Supplied material:
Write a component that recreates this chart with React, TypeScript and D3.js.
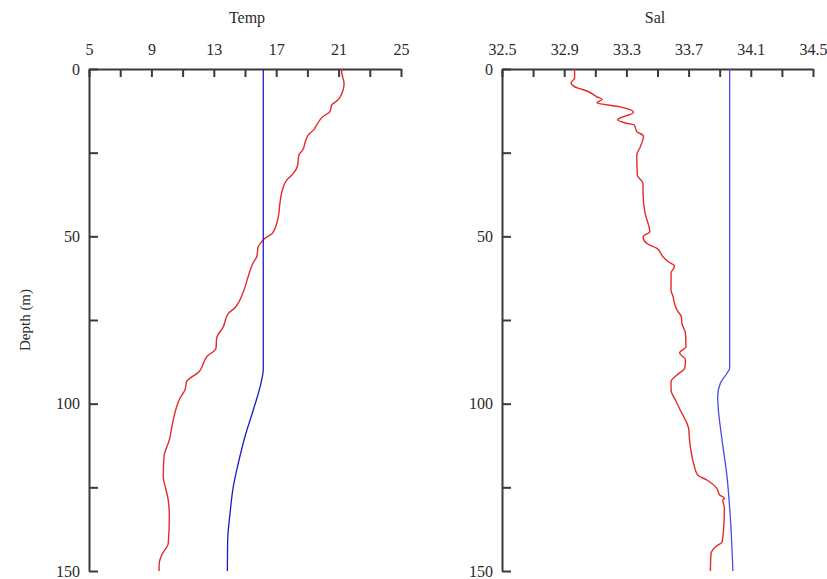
import React, { useEffect, useRef } from "react";
import * as d3 from "d3";

// depth in m
const tempDepth = [0, 1, 4.3, 8.3, 9.5, 10.8, 12.7, 14.2, 16.7, 18.2, 19.7, 21.2, 24.2, 25.7, 29.2, 31.2, 33.2, 36.1, 40.1, 44.1, 49.1, 50.6, 51.6, 53.1, 56.1, 58.1, 62.1, 67.1, 71.6, 73, 77, 80.5, 83.5, 86, 87.5, 90.4, 93.4, 95.9, 98.4, 100.9, 104.9, 110.8, 115.8, 121.8, 125.8, 128.8, 133.8, 141.7, 145.2, 147.7, 150];
const tempValues = [21.2, 21.2, 21.35, 21.1, 20.9, 20.55, 20.45, 20.0, 19.6, 19.4, 19.06, 18.9, 18.7, 18.46, 18.35, 18.1, 17.67, 17.4, 17.24, 17.14, 16.75, 16.28, 16.07, 15.85, 15.75, 15.5, 15.2, 14.85, 14.3, 13.93, 13.61, 13.18, 13.14, 12.54, 12.37, 12.07, 11.26, 11.15, 10.83, 10.62, 10.4, 10.15, 9.81, 9.76, 9.94, 10.08, 10.15, 10.08, 9.66, 9.5, 9.49];

const tempModelDepth = [0, 90, 92.9, 101.9, 109.8, 117.8, 124.8, 132.8, 140.7, 150];
const tempModelValues = [16.17, 16.17, 16.07, 15.53, 15.0, 14.57, 14.25, 14.04, 13.89, 13.87];

const salDepth = [0, 2.8, 4.1, 5.1, 6.8, 8.3, 9.1, 10.1, 11.3, 12.9, 15.2, 16.2, 16.7, 18.7, 20, 23.2, 25.7, 31.7, 34.2, 37.1, 43.1, 48.6, 50.1, 52.1, 53.6, 56.1, 57.6, 58.9, 61, 66, 68, 70.5, 72, 74, 76, 79, 83, 84.8, 86.9, 89.4, 91.4, 93.4, 95.9, 98.9, 101.9, 107.4, 110.8, 117.8, 121.3, 122.8, 125.3, 127.3, 128.3, 128.8, 131.3, 136.8, 141.3, 142.8, 144.8, 150];
const salValues = [32.967, 32.967, 32.944, 32.96, 33.057, 33.11, 33.143, 33.11, 33.26, 33.346, 33.243, 33.3, 33.35, 33.367, 33.41, 33.39, 33.367, 33.37, 33.407, 33.407, 33.42, 33.45, 33.407, 33.43, 33.497, 33.535, 33.57, 33.61, 33.587, 33.587, 33.6, 33.612, 33.625, 33.653, 33.657, 33.68, 33.683, 33.642, 33.68, 33.675, 33.625, 33.587, 33.587, 33.615, 33.646, 33.7, 33.706, 33.732, 33.758, 33.818, 33.882, 33.9, 33.93, 33.92, 33.93, 33.926, 33.915, 33.872, 33.844, 33.84];

const salModelDepth = [0, 89.4, 90.9, 93.9, 97.9, 100.9, 110.8, 121.8, 133.7, 150];
const salModelValues = [33.964, 33.964, 33.947, 33.904, 33.887, 33.89, 33.915, 33.947, 33.968, 33.985];

const tempTicks = [5, 7, 9, 11, 13, 15, 17, 19, 21, 23, 25];
const tempLabels = [5, 9, 13, 17, 21, 25];
const salTicks = [32.5, 32.7, 32.9, 33.1, 33.3, 33.5, 33.7, 33.9, 34.1, 34.3, 34.5];
const salLabels = [32.5, 32.9, 33.3, 33.7, 34.1, 34.5];
const depthTicks = [0, 25, 50, 75, 100, 125, 150];
const depthLabels = [0, 50, 100, 150];

const width = 827;
const height = 579;
const top = 69;
const bottom = 571;
const font = "'Liberation Serif', 'Times New Roman', serif";
const axisColor = "#3a3a3a";

function drawPanel(svg, opts) {
  const x = d3.scaleLinear().domain(opts.domain).range(opts.range);
  const y = d3.scaleLinear().domain([0, 150]).range([top, bottom]);

  const g = svg.append("g");

  const xAxis = d3
    .axisTop(x)
    .tickValues(opts.ticks)
    .tickSizeInner(-8)
    .tickSizeOuter(0)
    .tickPadding(14)
    .tickFormat(d => (opts.labels.some(l => Math.abs(l - d) < 1e-6) ? opts.format(d) : ""));

  const yAxis = d3
    .axisLeft(y)
    .tickValues(depthTicks)
    .tickSizeInner(-9)
    .tickSizeOuter(0)
    .tickPadding(9)
    .tickFormat(d => (depthLabels.includes(d) ? String(d) : ""));

  const gx = g.append("g").attr("transform", "translate(0," + top + ")").call(xAxis);
  const gy = g.append("g").attr("transform", "translate(" + opts.range[0] + ",0)").call(yAxis);

  [gx, gy].forEach(a => {
    a.select(".domain").attr("stroke", axisColor).attr("stroke-width", 2);
    a.selectAll(".tick line").attr("stroke", axisColor).attr("stroke-width", 2);
    a.selectAll("text")
      .attr("fill", "#2a2a2a")
      .style("font-family", font)
      .style("font-size", "16px");
  });

  g.append("text")
    .attr("x", opts.titleX)
    .attr("y", 23)
    .attr("text-anchor", "middle")
    .attr("fill", "#2a2a2a")
    .style("font-family", font)
    .style("font-size", "16px")
    .text(opts.title);

  const line = d3
    .line()
    .curve(d3.curveMonotoneY)
    .x(d => x(d[1]))
    .y(d => y(d[0]));

  g.append("path")
    .datum(d3.zip(opts.obsDepth, opts.obsValues))
    .attr("d", line)
    .attr("fill", "none")
    .attr("stroke", "#e42a2a")
    .attr("stroke-width", 1.4)
    .attr("stroke-linejoin", "round");

  g.append("path")
    .datum(d3.zip(opts.modDepth, opts.modValues))
    .attr("d", line)
    .attr("fill", "none")
    .attr("stroke", opts.modColor)
    .attr("stroke-width", 1.3);
}

export default function App() {
  const ref = useRef(null);

  useEffect(() => {
    const svg = d3.select(ref.current);
    svg.selectAll("*").remove();

    drawPanel(svg, {
      domain: [5, 25],
      range: [89, 401],
      ticks: tempTicks,
      labels: tempLabels,
      format: d3.format("d"),
      title: "Temp",
      titleX: 247,
      obsDepth: tempDepth,
      obsValues: tempValues,
      modDepth: tempModelDepth,
      modValues: tempModelValues,
      modColor: "#1c1cc4"
    });

    drawPanel(svg, {
      domain: [32.5, 34.5],
      range: [502, 813],
      ticks: salTicks,
      labels: salLabels,
      format: d3.format(".1f"),
      title: "Sal",
      titleX: 655,
      obsDepth: salDepth,
      obsValues: salValues,
      modDepth: salModelDepth,
      modValues: salModelValues,
      modColor: "#4a4aee"
    });

    svg
      .append("text")
      .attr("transform", "translate(30," + (top + bottom) / 2 + ") rotate(-90)")
      .attr("text-anchor", "middle")
      .attr("fill", "#2a2a2a")
      .style("font-family", font)
      .style("font-size", "15px")
      .text("Depth (m)");
  }, []);

  return (
    <svg
      ref={ref}
      width={width}
      height={height}
      style={{ position: "absolute", left: 0, top: 0, background: "#fff" }}
    />
  );
}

What is being asked: Repeat the lines of the listing above verbatim, beginning at its first line and ending at the line containing "9.66, 9.5, 9.49];", which is included. Omit pictures.

Written solution:
Write a component that recreates this chart with React, TypeScript and D3.js.
import React, { useEffect, useRef } from "react";
import * as d3 from "d3";

// depth in m
const tempDepth = [0, 1, 4.3, 8.3, 9.5, 10.8, 12.7, 14.2, 16.7, 18.2, 19.7, 21.2, 24.2, 25.7, 29.2, 31.2, 33.2, 36.1, 40.1, 44.1, 49.1, 50.6, 51.6, 53.1, 56.1, 58.1, 62.1, 67.1, 71.6, 73, 77, 80.5, 83.5, 86, 87.5, 90.4, 93.4, 95.9, 98.4, 100.9, 104.9, 110.8, 115.8, 121.8, 125.8, 128.8, 133.8, 141.7, 145.2, 147.7, 150];
const tempValues = [21.2, 21.2, 21.35, 21.1, 20.9, 20.55, 20.45, 20.0, 19.6, 19.4, 19.06, 18.9, 18.7, 18.46, 18.35, 18.1, 17.67, 17.4, 17.24, 17.14, 16.75, 16.28, 16.07, 15.85, 15.75, 15.5, 15.2, 14.85, 14.3, 13.93, 13.61, 13.18, 13.14, 12.54, 12.37, 12.07, 11.26, 11.15, 10.83, 10.62, 10.4, 10.15, 9.81, 9.76, 9.94, 10.08, 10.15, 10.08, 9.66, 9.5, 9.49];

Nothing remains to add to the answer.